As we enter this last week of 2016, let's take a look back at what the Los Angeles Public Library Photo Collection has been up to during the year.
Between 3,000 and 5,000 people descend on City Hall in 1969 to protest deteriorating relations between the Los Angeles Police Department and the black community following a raid on the Black Panthers headquarters. (Rolland J. Curtis Collection)
We started off the year by wrapping up a grant-funded project to organize the Rolland J. Curtis Collection. Curtis had been a field deputy to Council members Billy Mills and Tom Bradley in the 1960s, so this collection of roughly 12,000 images depicting social and civic activities in South Los Angeles certainly fills a gap in our collection. We have been in possession of Curtis' images for a number of years, and while we were fortunate enough to have a dedicated volunteer work with the collection for well over a decade, this grant from the Haynes Foundation enabled us to utilize the services of a professional archivist. I don't think we could have found a more perfect person for the job than Kristine Protacio who embraced the collection and even wrote about the images in her spare time.
Thanks to Kristine, we have a beautifully organized collection, almost all of which has now been scanned. We're still a ways off from getting the images described and in our online collection, but thanks to Kristine, we're now able to navigate the collection and make it more easily available to researchers. Kristine also curated our first 2016 exhibit in the History & Genealogy Department, Firsts, Seconds and Thirds: African American Leaders in Los Angeles During the 1960s and 70s from the Rolland Curtis Collection and with Photo Friends, put together a companion catalog available through Amazon or the Library Store.
LAPL Staff, and reps from Photo Friends, Pinup Girl Boutique, and Besame Cosmetics salute the Valley Times in style!
Fast forward to the middle of the year, where, at long last, we finished organizing our Valley Times Collection! Together with Photo Friends and the Library Foundation of Los Angeles, we were able to raise over $230,000 to preserve the photographic archive of this former Valley newspaper. For three years. archivist Christine Adolph immersed herself in the mid-Century San Fernando Valley, culminating with the preparation of 52,000 images for digitization and the exhibition Service, Society and Social Change: Post – War Clubs from the Valley Times Newspaper, currently on display in the History & Genealogy Department at Central Library. We kicked off the exhibit and celebrated the end of project with a opening reception, complete with an exhibition catalog and featuring a fashion show sponsored by Pinup Girl Boutique and Besame Cosmetics, with LAPL staff as models.

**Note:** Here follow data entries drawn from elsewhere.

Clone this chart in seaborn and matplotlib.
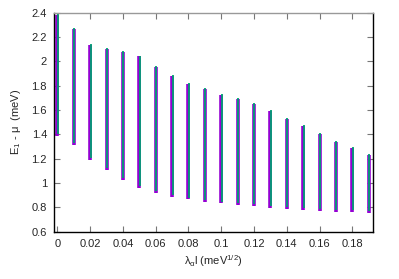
import matplotlib
matplotlib.use("Agg")
import matplotlib.pyplot as plt
import seaborn as sns
import pandas as pd
from matplotlib.ticker import FormatStrFormatter, MultipleLocator

# coupling values (x positions)
lam = [0.00, 0.01, 0.02, 0.03, 0.04, 0.05, 0.06, 0.07, 0.08, 0.09,
       0.10, 0.11, 0.12, 0.13, 0.14, 0.15, 0.16, 0.17, 0.18, 0.19]

# series 1 (purple): lower / upper end of each band
e1_low = [1.39, 1.31, 1.19, 1.11, 1.025, 0.96, 0.92, 0.888, 0.866, 0.847,
          0.833, 0.817, 0.809, 0.797, 0.786, 0.778, 0.772, 0.764, 0.762, 0.756]
e1_high = [2.38, 2.27, 2.135, 2.10, 2.075, 2.04, 1.955, 1.88, 1.815, 1.77,
           1.725, 1.69, 1.65, 1.59, 1.53, 1.465, 1.40, 1.34, 1.29, 1.23]

# series 2 (green): slightly shorter band
e2_low = [1.405, 1.325, 1.205, 1.125, 1.04, 0.975, 0.935, 0.903, 0.881, 0.862,
          0.848, 0.832, 0.824, 0.812, 0.801, 0.793, 0.787, 0.779, 0.777, 0.771]
e2_high = [2.388, 2.278, 2.143, 2.108, 2.083, 2.048, 1.963, 1.888, 1.823, 1.778,
           1.733, 1.698, 1.658, 1.598, 1.538, 1.473, 1.408, 1.348, 1.298, 1.238]


def to_long(x, lo, hi):
    rows = []
    for xi, a, b in zip(x, lo, hi):
        rows.append({"lam": xi, "E": a})
        rows.append({"lam": xi, "E": b})
    return pd.DataFrame(rows)


df1 = to_long(lam, e1_low, e1_high)
df2 = to_long(lam, e2_low, e2_high)
df2["lam"] = df2["lam"] + 0.0003

sns.set_style("ticks")
plt.rcParams["font.family"] = ["Liberation Sans", "DejaVu Sans"]
plt.rcParams["mathtext.fontset"] = "custom"
plt.rcParams["mathtext.rm"] = "Liberation Sans"
plt.rcParams["mathtext.it"] = "Liberation Sans"

fig = plt.figure(figsize=(3.99, 2.79), dpi=100)
ax = fig.add_axes([0.1353, 0.1695, 0.7997, 0.785])

sns.lineplot(data=df1, x="lam", y="E", units="lam", estimator=None, sort=False,
             color="#9400d3", linewidth=2.6, solid_capstyle="butt", ax=ax)
sns.lineplot(data=df2, x="lam", y="E", units="lam", estimator=None, sort=False,
             color="#009e73", linewidth=1.3, solid_capstyle="butt", ax=ax)

ax.set_xlim(-0.0021, 0.1927)
ax.set_ylim(0.6, 2.4)
ax.xaxis.set_major_locator(MultipleLocator(0.02))
ax.yaxis.set_major_locator(MultipleLocator(0.2))
ax.xaxis.set_major_formatter(FormatStrFormatter("%g"))
ax.yaxis.set_major_formatter(FormatStrFormatter("%g"))
ax.tick_params(direction="in", length=4, width=0.8, color="#777777",
               labelsize=8, top=True, right=True, pad=5)

for side in ["left", "bottom", "right"]:
    ax.spines[side].set_color("black")
    ax.spines[side].set_linewidth(1.0)
ax.spines["top"].set_color("#999999")
ax.spines["top"].set_linewidth(1.0)

ax.set_xlabel(r"$\lambda_\alpha$l (meV$^{1/2}$)", fontsize=8, labelpad=3)
ax.set_ylabel(r"E$_1$ - $\mu$  (meV)", fontsize=8, labelpad=6)

fig.savefig("out.png", dpi=100)
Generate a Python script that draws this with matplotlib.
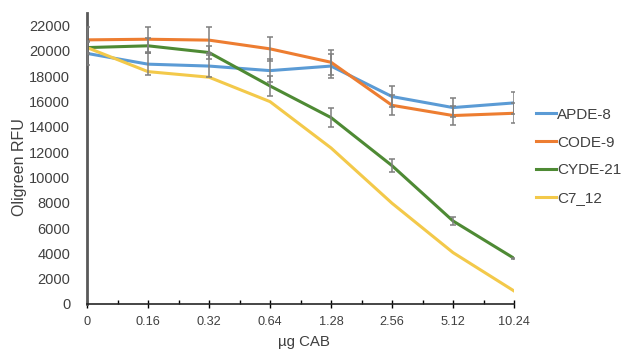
import numpy as np
import matplotlib.pyplot as plt

plt.rcParams['font.family'] = ['Liberation Sans', 'DejaVu Sans']

doses = ['0', '0.16', '0.32', '0.64', '1.28', '2.56', '5.12', '10.24']

apde8 = [19800, 18950, 18800, 18440, 18800, 16390, 15520, 15890]
apde8_err = [900, 850, 900, 900, 960, 800, 730, 840]

code9 = [20870, 20920, 20850, 20160, 19100, 15700, 14890, 15070]
code9_err = [1000, 1000, 1030, 970, 980, 800, 740, 790]

cyde21 = [20260, 20400, 19870, 17230, 14730, 10930, 6560, 3610]
cyde21_err = [500, 600, 500, 800, 750, 500, 330, 60]

c7_12 = [20260, 18360, 17920, 15990, 12330, 7960, 4060, 1030]

series = [
    ('APDE-8', apde8, apde8_err, '#5B9BD5'),
    ('CODE-9', code9, code9_err, '#ED7D31'),
    ('CYDE-21', cyde21, cyde21_err, '#4E8A34'),
    ('C7_12', c7_12, None, '#F3C94A'),
]

fig = plt.figure(figsize=(6.22, 3.49), dpi=100)
ax = fig.add_axes([0.1399, 0.129, 0.6865, 0.834])

x = np.arange(len(doses))
for name, vals, err, col in series:
    ax.plot(x, vals, color=col, lw=2.2, label=name, zorder=2)
for name, vals, err, col in series:
    if err is not None:
        ax.errorbar(x, vals, yerr=err, fmt='none', ecolor='#7f7f7f',
                    elinewidth=1.1, capsize=2.2, capthick=1.1, zorder=3)

ax.set_xlim(0, len(doses) - 1)
ax.set_ylim(0, 23000)
ax.set_xticks(x)
ax.set_xticklabels(doses, fontsize=9.2, color='#404040')
ax.set_xticks(x[:-1] + 0.5, minor=True)
ax.set_yticks(np.arange(0, 22001, 2000))
ax.tick_params(axis='y', length=0, labelsize=10.5, labelcolor='#404040', pad=12)
ax.tick_params(axis='x', which='major', direction='inout', length=6, width=1, pad=6)
ax.tick_params(axis='x', which='minor', direction='in', length=3, width=1)

for s in ['top', 'right']:
    ax.spines[s].set_visible(False)
ax.spines['left'].set_color('#595959')
ax.spines['left'].set_linewidth(2)
ax.spines['bottom'].set_color('#262626')
ax.spines['bottom'].set_linewidth(1.2)

ax.set_ylabel('Oligreen RFU', fontsize=11.5, color='#404040')
ax.yaxis.set_label_coords(-0.14, 0.47)
ax.set_xlabel('µg CAB', fontsize=10.8, color='#404040')
ax.xaxis.set_label_coords(0.508, -0.105)

ax.legend(loc='center left', bbox_to_anchor=(1.0515, 0.507), frameon=False,
          fontsize=11, handlelength=1.3, handletextpad=0.1, labelspacing=0.9,
          borderpad=0, borderaxespad=0, labelcolor='#404040')

plt.savefig('out.png', dpi=100)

Photo Friends has been busy as ever. In addition to the two exhibit catalogs, they also published One Golden Moment: The 1984 Olympics Through the Photographic Lens of the Los Angeles Herald Examiner. David Davis, journalist and Photo Friends Board Member, curated this collection of images from the 1984 Games, and interviewed all the living Herald Examiner photographers who shot the various events that summer. Photo Friends also sponsored five installments of the long running Photographer's Eye program and already have two photographers lined up for 2017. Bloggers Annie and Eleanor have been penning some fantastic articles over on the Photo Friends website, so be sure to check it out often. Thank you Photo Friends!
Recently digitized image of Mickey Cohen in his swank living room in 1958. (Los Angeles Herald Examiner Collection)
Our fulltime archivist Wendy Horowitz has been neck deep in Herald Examiner images all year as she waded through 1970s/80s pics from movies, television, and local theatrical productions. The digitization queue continues to grow!
Demolition of the Hill Street Tunnel in 1955. (Mildred Harris Collection)
Speaking of digitization, this year over 8,000 images were added to the online collection this year. Most were from the Valley Times, but we also finished adding the images Mildred Harris. These Kodochrome slides were all taken by Harris, who was a secretary at the Methodist Headquarters, but in her spare time was a Los Angeles historian and early preservationist who documented many Downtown buildings as they were being demolished from the 1940s through the 1970s. Thanks to the Digitization Department for their part in making these images accessible!
Let's not forget to give an extra tip of the cap to Terri and Fernando who assisted patrons in placing over 450 orders for images this years. Three cheers for volunteers Andrew, Derek, and Helen who have helped us make leaps and strides with the Valley Times and Herald Examiner Collections.
As we approach 2017, we look forward to adding Valley Times and Rolland Curtis images to the online collection, mounting exhibits celebrating neon and Los Angeles architecture, hosting great programming at Central Library, and continuing to make the Los Angeles Public Library Photo Collection a source of information for all aspects of our city's past.
Happy New Year from the Photo Collection!